As I understood from ARM specification, it can't: ARM CPU is always fetching the instruction at `pc`, decoding the instruction at `pc-4` and executing the instruction at `pc-8`.

================
Comment at: lib/xray/xray_inmemory_log.cc:188
@@ +187,3 @@
+#elif defined(__arm__)
+    CPUFrequency = NanosecondsPerSecond;
+#else
----------------
rengolin wrote:
> I still find this confusing... Is this 10^9 just a normalising factor, to get compatible numbers? If anything, this line needs a serious comment explaining why this is what it is.
> 
> Also, clock_gettime() will return a system wide, sequential and consistent number, while RDTSCP will return a counter that is internal to each CPU (and will be different across CPUs), thus prone to problems while context-switching.
> 
> Regardless, if you want CPU frequency, you can do exactly what you've done to x86.
10^9 is the number of nanoseconds per second. It can be viewed as a normalizing factor, to get measurements in seconds.
I would prefer something of higher resolution than clock_gettime() (they say on the internet that its resolution is only 1ms, while `RDTSCP` resolution is aroun 1ns), but I don't know how to do it on ARM. I searched on the internet and figured out that the cycle counter on ARM is 1) not available in user mode 2) changes frequency when CPU frequency changes.
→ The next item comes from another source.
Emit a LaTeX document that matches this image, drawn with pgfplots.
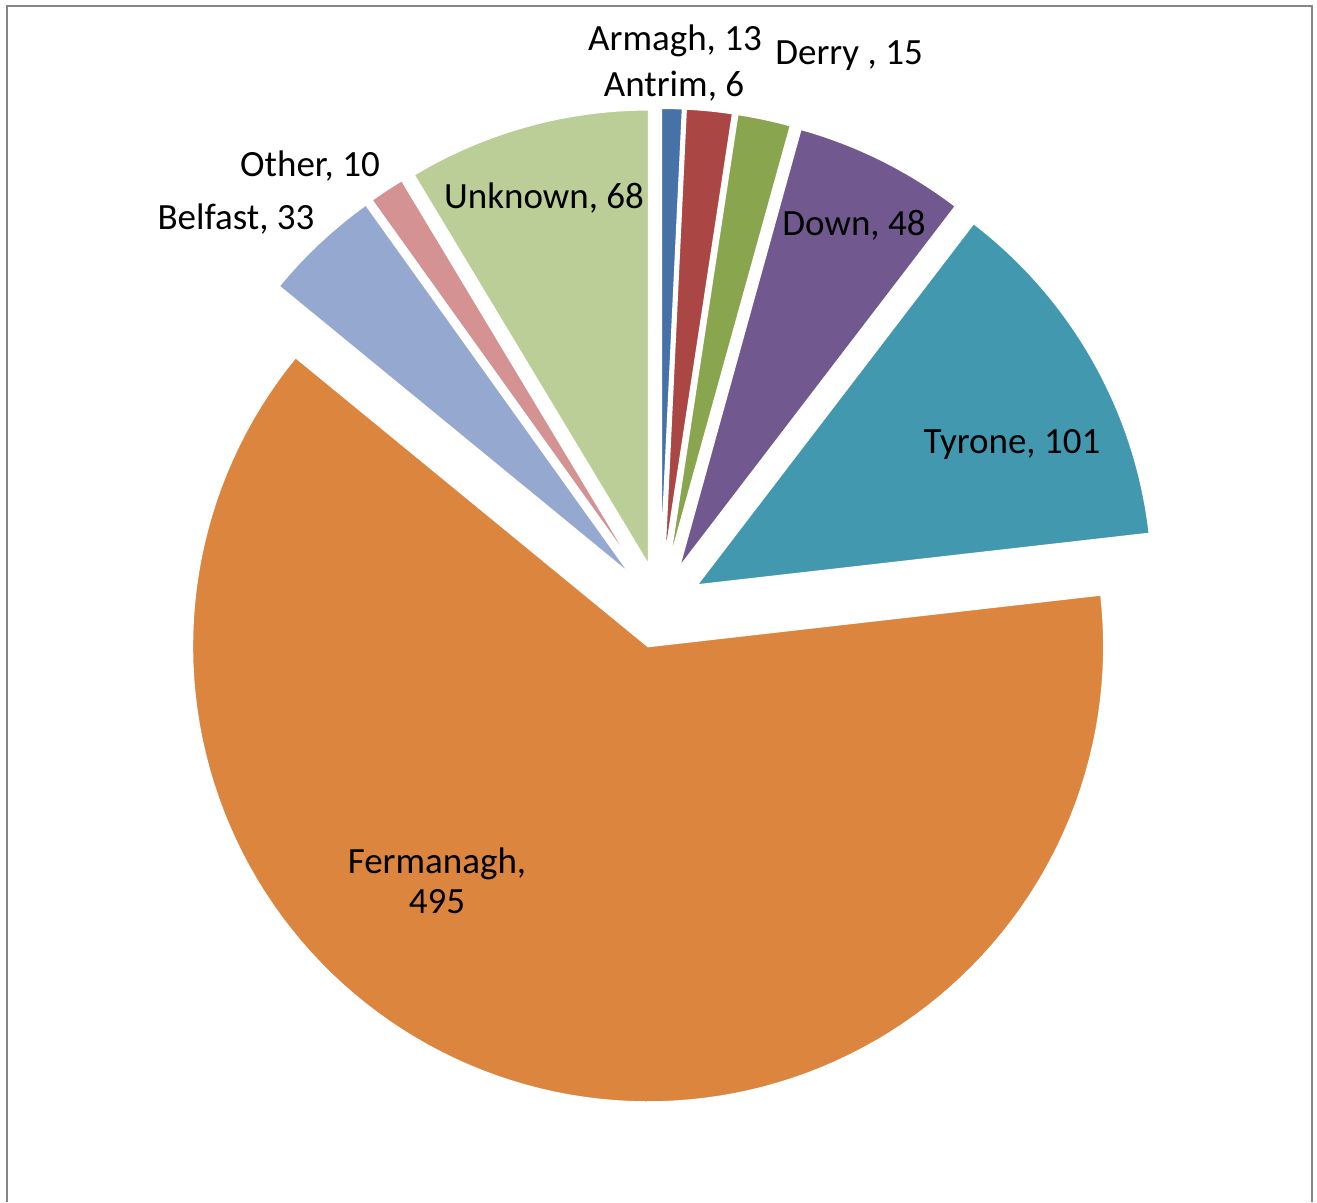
\documentclass[border=0pt]{standalone}
\usepackage{pgfplots}
\pgfplotsset{compat=1.18}
\usepackage{fontspec}
\setmainfont{Carlito}
\definecolor{cAntrim}{RGB}{70,114,167}
\definecolor{cArmagh}{RGB}{170,71,68}
\definecolor{cDerry}{RGB}{137,166,79}
\definecolor{cDown}{RGB}{113,89,144}
\definecolor{cTyrone}{RGB}{66,152,175}
\definecolor{cFerm}{RGB}{219,133,62}
\definecolor{cBelfast}{RGB}{149,169,208}
\definecolor{cOther}{RGB}{212,147,146}
\definecolor{cUnknown}{RGB}{187,206,151}
\definecolor{frame}{RGB}{134,134,134}
\begin{document}
\begin{tikzpicture}[font=\fontsize{18.5pt}{22pt}\selectfont]
\begin{axis}[width=658.5pt,height=601pt,scale only axis,
  xmin=0,xmax=1317,ymin=0,ymax=1202,y dir=reverse,
  hide axis,clip=false]
\path (axis cs:0,0) rectangle (axis cs:1317,1202);
\draw[frame,line width=1pt] (axis cs:7,1202) -- (axis cs:7,6) -- (axis cs:1312,6) -- (axis cs:1312,1202);
\xdef\cum{0}
\foreach \v/\c in {6/cAntrim,13/cArmagh,15/cDerry,48/cDown,101/cTyrone,495/cFerm,33/cBelfast,10/cOther,68/cUnknown}{
  \pgfmathsetmacro{\aone}{90-\cum/789*360}
  \pgfmathsetmacro{\atwo}{90-(\cum+\v)/789*360}
  \pgfmathsetmacro{\amid}{(\aone+\atwo)/2}
  \pgfmathsetmacro{\px}{660+42*cos(\amid)}
  \pgfmathsetmacro{\py}{606-42*sin(\amid)}
  \edef\temp{\noexpand\addplot[fill=\c,draw=white,line width=1pt,domain=\atwo:\aone,samples=120]
    ({\px+456*cos(x)},{\py-456*sin(x)}) -- (axis cs:\px,\py) -- cycle;}
  \temp
  \pgfmathsetmacro{\newcum}{\cum+\v}
  \xdef\cum{\newcum}
}
\node[anchor=base] at (axis cs:675,51) {Armagh, 13};
\node[anchor=base] at (axis cs:674,97) {Antrim, 6};
\node[anchor=base] at (axis cs:849,65) {Derry , 15};
\node[anchor=base] at (axis cs:854,236) {Down, 48};
\node[anchor=base] at (axis cs:1012,453) {Tyrone, 101};
\node[anchor=base] at (axis cs:437,873) {Fermanagh,};
\node[anchor=base] at (axis cs:437,913) {495};
\node[anchor=base] at (axis cs:236,230) {Belfast, 33};
\node[anchor=base] at (axis cs:310,177) {Other, 10};
\node[anchor=base] at (axis cs:544,209) {Unknown, 68};
\end{axis}
\end{tikzpicture}
\end{document}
In contrast, RDTSCP on x86 is available in user mode and has a constant frequency, independent on CPU power-saving / turbo frequency adjustments.
I'm adding a comment. 

================
Comment at: lib/xray/xray_trampoline_arm.S:34
@@ +33,3 @@
+    VPOP {d0-d7}
+    POP {r1-r3,pc}
+
----------------
rengolin wrote:
> A8.8.132 POP (ARM):
> 
>     "ARM deprecates the use of this instruction with both the LR and the PC in the list."
The list contains only `pc`, not both `lr` and `pc`.

https://reviews.llvm.org/D23933